Yeah. I woke up naked in his bed this morning and remember saying "Get a condom cuz I can't afford an abortion right now" last night. He didn't run. He's a keeper
Dude, we're at Einstein's Bagels and the dude next to us is spreading cannabutter on his bagel.
I woke up on the stairs at of a Disneyland hotel. Yes, my night was amazing.
If we get out of this alive, I'm never going to a Denny's at 3 am again.

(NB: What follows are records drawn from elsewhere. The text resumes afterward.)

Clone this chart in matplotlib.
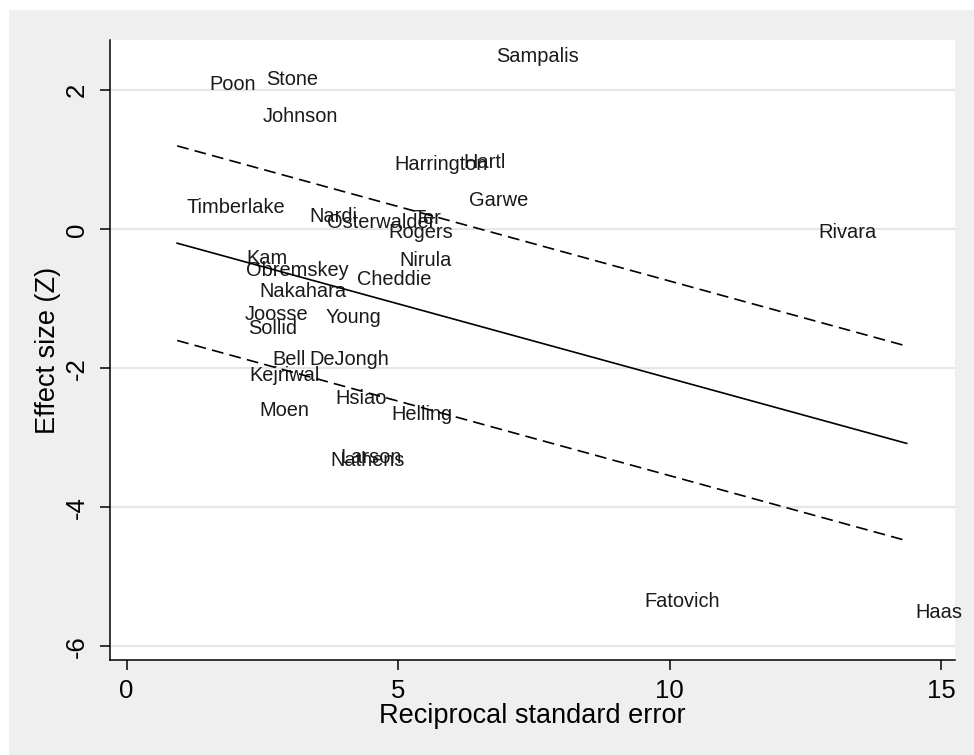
import matplotlib
matplotlib.use("Agg")
import matplotlib.pyplot as plt
from matplotlib.patches import Rectangle
import numpy as np

# ---- data ----
studies = ["Sampalis", "Poon", "Stone", "Johnson", "Harrington", "Hartl", "Garwe",
           "Timberlake", "Nardi", "Osterwalder", "Ter", "Rogers", "Rivara", "Kam",
           "Obremskey", "Nirula", "Cheddie", "Nakahara", "Joosse", "Sollid", "Young",
           "Bell", "DeJongh", "Kejriwal", "Hsiao", "Moen", "Helling", "Larson",
           "Nathens", "Fatovich", "Haas"]
precision = [6.63, 1.35, 2.40, 2.33, 4.76, 6.04, 6.14,
             0.93, 3.19, 3.53, 5.12, 4.66, 12.56, 2.03,
             2.03, 4.85, 4.08, 2.27, 2.00, 2.07, 3.50,
             2.52, 3.19, 2.09, 3.68, 2.28, 4.70, 3.76,
             3.59, 9.36, 14.36]
effect_z = [2.49, 2.09, 2.15, 1.63, 0.93, 0.96, 0.41,
            0.32, 0.19, 0.10, 0.15, -0.04, -0.05, -0.42,
            -0.59, -0.45, -0.72, -0.89, -1.22, -1.42, -1.27,
            -1.87, -1.87, -2.11, -2.44, -2.61, -2.66, -3.28,
            -3.33, -5.35, -5.51]
fit_slope = -0.2145
fit_intercept = 0.0
band_halfwidth = 1.4

x_ticks = [0, 5, 10, 15]
y_ticks = [-6, -4, -2, 0, 2]
x_title = "Reciprocal standard error"
y_title = "Effect size (Z)"

# ---- style ----
plt.rcParams['font.family'] = ['Liberation Sans', 'DejaVu Sans']
plt.rcParams['lines.scale_dashes'] = False

W, H = 974, 755
fig = plt.figure(figsize=(W / 100, H / 100), dpi=100, facecolor='white')
fig.add_artist(Rectangle((9 / W, 0), 1 - 9 / W, 1 - 10 / H, transform=fig.transFigure,
                         facecolor='#efefef', edgecolor='none', zorder=-5))

ax = fig.add_axes([110 / W, 1 - 660 / H, (955 - 110) / W, (660 - 40) / H])
ax.set_facecolor('white')
ax.set_xlim(-0.306, 15.25)
ax.set_ylim(-6.197, 2.724)

for s in ('top', 'right'):
    ax.spines[s].set_visible(False)
for s in ('left', 'bottom'):
    ax.spines[s].set_linewidth(1.1)
    ax.spines[s].set_color('black')

ax.yaxis.grid(True, color='#e6e6e6', lw=1.6)
ax.xaxis.grid(False)
ax.set_axisbelow(True)

# fitted line and band
xs = np.array([min(precision), max(precision)])
yc = fit_slope * xs + fit_intercept
ax.plot(xs, yc, color='black', lw=1.2, zorder=3)
ax.plot(xs, yc + band_halfwidth, color='black', lw=1.2, dashes=(8.5, 4.5), zorder=3)
ax.plot(xs, yc - band_halfwidth, color='black', lw=1.2, dashes=(8.5, 4.5), zorder=3)

# study labels (no markers)
for name, x, y in zip(studies, precision, effect_z):
    ax.annotate(name, (x, y), xytext=(6.5, 0), textcoords='offset points',
                ha='left', va='center', fontsize=14.4, color='#1a1a1a', zorder=2)

ax.set_xticks(x_ticks)
ax.set_xticklabels([str(t) for t in x_ticks])
ax.set_yticks(y_ticks)
ax.set_yticklabels([str(t) for t in y_ticks], rotation=90, va='center')
ax.tick_params(axis='both', direction='out', length=7, width=1.1, labelsize=18.5,
               colors='black')
ax.tick_params(axis='x', pad=7)
ax.tick_params(axis='y', pad=8)

ax.set_xlabel(x_title, fontsize=19.5, labelpad=0)
ax.set_ylabel(y_title, fontsize=19.5, labelpad=3)

fig.savefig('out.png', dpi=100, facecolor=fig.get_facecolor())
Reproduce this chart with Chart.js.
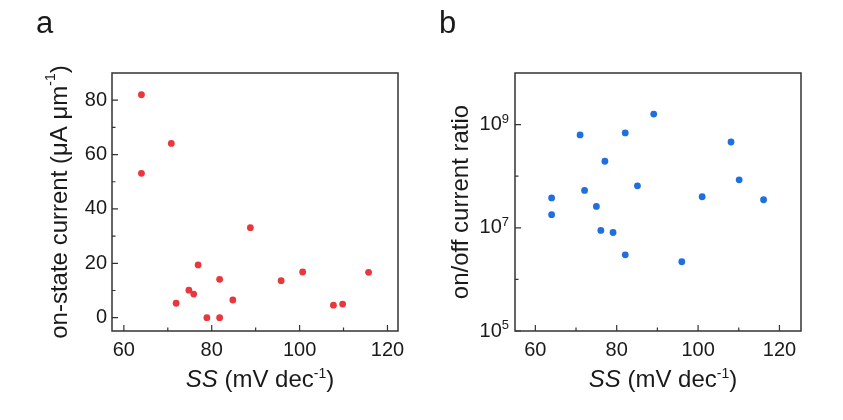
<!DOCTYPE html>
<html>
<head>
<meta charset="utf-8">
<script src="https://cdn.jsdelivr.net/npm/chart.js@4.4.1/dist/chart.umd.min.js"></script>
<style>
  html, body { margin: 0; padding: 0; background: #fff; }
  #wrap { position: relative; width: 843px; height: 420px; }
  canvas { position: absolute; top: 0; }
  #chartA { left: 0; }
  #chartB { left: 421px; }
</style>
</head>
<body>
<div id="wrap">
  <canvas id="chartA" width="421" height="420"></canvas>
  <canvas id="chartB" width="422" height="420"></canvas>
</div>
<script>
// panel a - on-state current vs SS
const ssA = [64, 64, 70.8, 71.9, 74.8, 75.9, 76.9, 78.9, 81.8, 81.8, 84.8, 88.8, 95.8, 100.7, 107.7, 109.8, 115.7];
const ionA = [82, 53.1, 64.1, 5.3, 10.1, 8.7, 19.4, 0, 14.1, 0, 6.5, 33.1, 13.6, 16.8, 4.6, 5.0, 16.7];

// panel b - on/off ratio vs SS
const ssB = [64, 64, 71, 72.1, 75, 76.1, 77.1, 79.1, 82.1, 82.1, 85.1, 89.1, 96, 101, 108.1, 110.1, 116.1];
const ratioB = [3.8e7, 1.8e7, 6.3e8, 5.3e7, 2.6e7, 8.9e6, 1.95e8, 8.1e6, 6.9e8, 3.0e6, 6.5e7, 1.6e9, 2.2e6, 4.0e7, 4.6e8, 8.5e7, 3.5e7];

// ticks
const xTicks = [60, 80, 100, 120];
const xMinor = [70, 90, 110];
const yTicksA = [0, 20, 40, 60, 80];
const yMinorA = [10, 30, 50, 70];
const yTicksB = [1e5, 1e7, 1e9];
const yMinorB = [1e6, 1e8];

const FONT = '"Liberation Sans", Arial, sans-serif';
const INK = '#1a1a1a';
Chart.defaults.font.family = FONT;
Chart.defaults.color = INK;

function runFont(r, size) {
    const s = r.sup ? Math.round(size * 0.6) : size;
    return (r.italic ? 'italic ' : '') + s + 'px ' + FONT;
}

// draws text pieces (italic / superscript) on one line, centred on x
function drawRuns(ctx, runs, x, y, size) {
    let total = 0;
    runs.forEach(r => {
        ctx.font = runFont(r, size);
        r.w = ctx.measureText(r.text).width;
        total += r.w;
    });
    let cx = x - total / 2;
    ctx.textAlign = 'left';
    runs.forEach(r => {
        ctx.font = runFont(r, size);
        ctx.fillText(r.text, cx, r.sup ? y - size * 0.38 : y);
        cx += r.w;
    });
}

const xTitle = [
    { text: 'SS', italic: true },
    { text: ' (mV dec' },
    { text: '-1', sup: true },
    { text: ')' }
];

const framePlugin = {
    id: 'frame',
    afterDraw(chart, args, opts) {
        const { ctx, chartArea: a } = chart;
        const x = chart.scales.x, y = chart.scales.y;
        ctx.save();

        // box
        ctx.strokeStyle = '#333';
        ctx.lineWidth = 1.5;
        ctx.strokeRect(a.left, a.top, a.right - a.left, a.bottom - a.top);

        // inward ticks
        ctx.lineWidth = 1.2;
        ctx.beginPath();
        xTicks.forEach(v => { const p = x.getPixelForValue(v); ctx.moveTo(p, a.bottom); ctx.lineTo(p, a.bottom - 6); });
        xMinor.forEach(v => { const p = x.getPixelForValue(v); ctx.moveTo(p, a.bottom); ctx.lineTo(p, a.bottom - 3.5); });
        opts.yMajor.forEach(v => { const p = y.getPixelForValue(v); ctx.moveTo(a.left, p); ctx.lineTo(a.left + 6, p); });
        opts.yMinor.forEach(v => { const p = y.getPixelForValue(v); ctx.moveTo(a.left, p); ctx.lineTo(a.left + 3.5, p); });
        ctx.stroke();

        ctx.fillStyle = INK;

        // power-of-ten labels for the log axis
        if (opts.logLabels) {
            opts.yMajor.forEach(v => {
                const p = y.getPixelForValue(v);
                const exp = String(Math.round(Math.log10(v)));
                ctx.font = '13px ' + FONT;
                const ew = ctx.measureText(exp).width;
                ctx.font = '20px ' + FONT;
                const right = a.left - 6;
                ctx.textAlign = 'right';
                ctx.textBaseline = 'middle';
                ctx.fillText('10', right - ew, p);
                ctx.textAlign = 'left';
                ctx.textBaseline = 'alphabetic';
                ctx.font = '13px ' + FONT;
                ctx.fillText(exp, right - ew, p - 2);
            });
        }

        // x title
        ctx.textBaseline = 'alphabetic';
        drawRuns(ctx, xTitle, (a.left + a.right) / 2 + 5, 387, 24);

        // y title, rotated
        ctx.save();
        ctx.translate(opts.yTitleX, (a.top + a.bottom) / 2);
        ctx.rotate(-Math.PI / 2);
        ctx.textBaseline = 'middle';
        drawRuns(ctx, opts.yTitle, 0, 0, 24);
        ctx.restore();

        // panel letter
        ctx.font = '31px ' + FONT;
        ctx.textAlign = 'left';
        ctx.textBaseline = 'alphabetic';
        ctx.fillText(opts.letter, opts.letterX, 33);

        ctx.restore();
    }
};

function makeChart(id, xs, ys, color, cfg) {
    const points = xs.map((v, i) => ({ x: v, y: ys[i] }));
    return new Chart(document.getElementById(id), {
        type: 'scatter',
        data: {
            datasets: [{
                data: points,
                backgroundColor: color,
                borderWidth: 0,
                pointRadius: 3.4,
                pointHoverRadius: 3.4
            }]
        },
        options: {
            responsive: false,
            animation: false,
            events: [],
            layout: { padding: { top: 73, right: cfg.padRight, left: 0, bottom: 0 } },
            plugins: {
                legend: { display: false },
                tooltip: { enabled: false },
                frame: cfg.frame
            },
            scales: {
                x: {
                    type: 'linear',
                    min: cfg.xMin,
                    max: cfg.xMax,
                    grid: { display: false, drawTicks: false },
                    border: { display: false },
                    ticks: { font: { size: 20 }, padding: 7, color: INK },
                    afterBuildTicks: axis => { axis.ticks = xTicks.map(v => ({ value: v })); },
                    afterFit: axis => { axis.height = 89; }
                },
                y: cfg.y
            }
        },
        plugins: [framePlugin]
    });
}

makeChart('chartA', ssA, ionA, '#E8383D', {
    padRight: 23,
    xMin: 57.3,
    xMax: 122.4,
    y: {
        type: 'linear',
        min: -4.9,
        max: 90,
        grid: { display: false, drawTicks: false },
        border: { display: false },
        ticks: { font: { size: 20 }, padding: 5, color: INK },
        afterBuildTicks: axis => { axis.ticks = yTicksA.map(v => ({ value: v })); },
        afterFit: axis => { axis.width = 112; }
    },
    frame: {
        yMajor: yTicksA,
        yMinor: yMinorA,
        logLabels: false,
        yTitleX: 60,
        yTitle: [{ text: 'on-state current (\u03bcA \u03bcm' }, { text: '-1', sup: true }, { text: ')' }],
        letter: 'a',
        letterX: 36
    }
});

makeChart('chartB', ssB, ratioB, '#1F6FE0', {
    padRight: 42,
    xMin: 55,
    xMax: 125.3,
    y: {
        type: 'logarithmic',
        min: 1e5,
        max: 1e10,
        grid: { display: false, drawTicks: false },
        border: { display: false },
        ticks: { display: false },
        afterBuildTicks: axis => { axis.ticks = yTicksB.map(v => ({ value: v })); },
        afterFit: axis => { axis.width = 94; }
    },
    frame: {
        yMajor: yTicksB,
        yMinor: yMinorB,
        logLabels: true,
        yTitleX: 40,
        yTitle: [{ text: 'on/off current ratio' }],
        letter: 'b',
        letterX: 18
    }
});
</script>
</body>
</html>
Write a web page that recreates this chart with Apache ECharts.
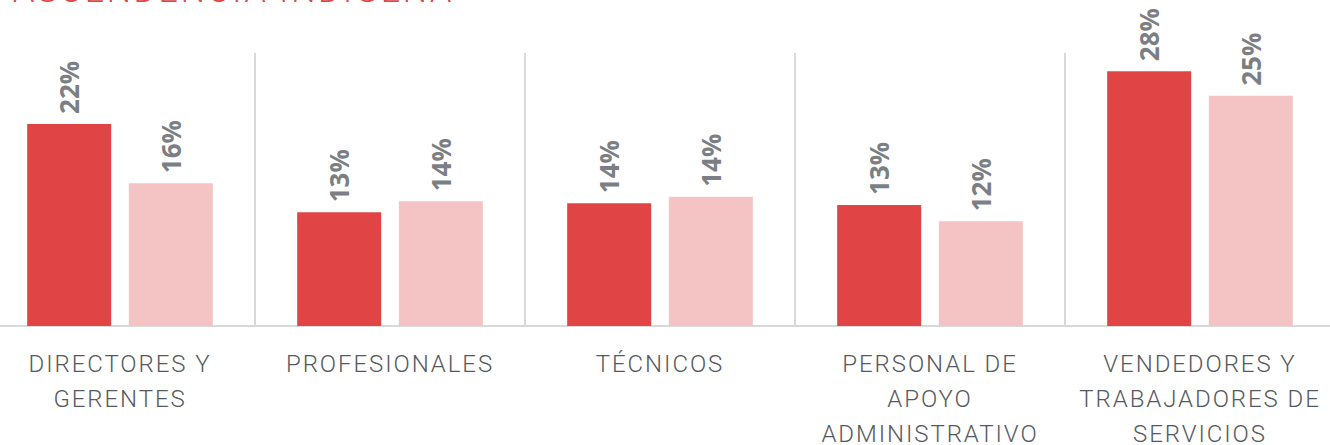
<!DOCTYPE html>
<html>
<head>
<meta charset="utf-8">
<script src="https://cdn.jsdelivr.net/npm/echarts@6/dist/echarts.min.js"></script>
<style>
  html, body { margin: 0; padding: 0; background: #fff; }
  #chart { width: 1330px; height: 445px; }
  /* spaced caps for category names and title */
  #chart text[style*="Roboto"] { letter-spacing: 0.08em; }
</style>
</head>
<body>
<div id="chart"></div>
<script>
const titleText = "ASCENDENCIA INDÍGENA";
const categories = [
  "DIRECTORES Y\nGERENTES",
  "PROFESIONALES",
  "TÉCNICOS",
  "PERSONAL DE\nAPOYO\nADMINISTRATIVO",
  "VENDEDORES Y\nTRABAJADORES DE\nSERVICIOS",
];
const seriesA = [22.2, 12.5, 13.5, 13.3, 28.0];
const seriesB = [15.7, 13.7, 14.2, 11.5, 25.3];

const RED = "#E04444";
const PINK = "#F4C3C3";
const GRID_GREY = "#D9D9D9";
const LABEL_GREY = "#7B7F84";

const valueLabel = {
  show: true,
  position: "top",
  distance: 10,
  rotate: 90,
  align: "left",
  verticalAlign: "middle",
  fontFamily: "Open Sans",
  fontWeight: "bold",
  fontSize: 26,
  color: LABEL_GREY,
  formatter: (p) => Math.round(p.value) + "%",
};

const chart = echarts.init(document.getElementById("chart"), null, { renderer: "svg" });

chart.setOption({
  animation: false,
  title: {
    text: titleText,
    left: 8,
    top: -32,
    textStyle: {
      fontFamily: "Roboto",
      fontWeight: 300,
      fontSize: 34,
      color: RED,
    },
  },
  grid: {
    left: -15,
    right: -5,
    top: 53,
    bottom: 119,
    containLabel: false,
    outerBoundsMode: "none",
  },
  xAxis: {
    type: "category",
    data: categories,
    axisLine: { lineStyle: { color: GRID_GREY, width: 2 } },
    axisTick: { show: false },
    splitLine: { show: true, lineStyle: { color: GRID_GREY, width: 2 } },
    axisLabel: {
      interval: 0,
      margin: 20,
      fontFamily: "Roboto",
      fontWeight: 300,
      fontSize: 24,
      lineHeight: 35,
      color: "#555A5E",
    },
  },
  yAxis: {
    type: "value",
    min: 0,
    max: 30,
    show: false,
  },
  series: [
    {
      name: "A",
      type: "bar",
      data: seriesA,
      barWidth: 84,
      barGap: "21%",
      itemStyle: { color: RED },
      label: valueLabel,
    },
    {
      name: "B",
      type: "bar",
      data: seriesB,
      barWidth: 84,
      itemStyle: { color: PINK },
      label: valueLabel,
    },
  ],
});
</script>
</body>
</html>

If I die I have 2 requests one a viking funeral prye and 2 I want you to take over my facebook and haunt the fuck out of everyone
Post-sex chicken soup was such a good idea. It's been like an hour and I'm still applauding myself
She is trying to turtle bite me and when I pull away she says just let it happen. Then she pulled a poptart out of nowhere
There is no amount of alcohol that can make me forget I had a Jimmy Kimmel sex dream
well I woke up with about $3 in odd change and a note that said "I'm borrowing your weed." So, no, it didn't go to well.
I told a 250 pound football player I would catch him if he jumped into my arms. And that is how I broke my wrist
He peed off the roof and then we bonded it was beautiful
I want to have sex in my car again before I put the car seat back in
You just kept looking down at your tits and screaming "I LOVE YOU TWO!!!"
i ordered what the bartender said was called a pink cock, and kept saying it tastes like a disney princess. thats how my 21st bday went
You kept crying and I couldnt help but laugh at you, I was really high though.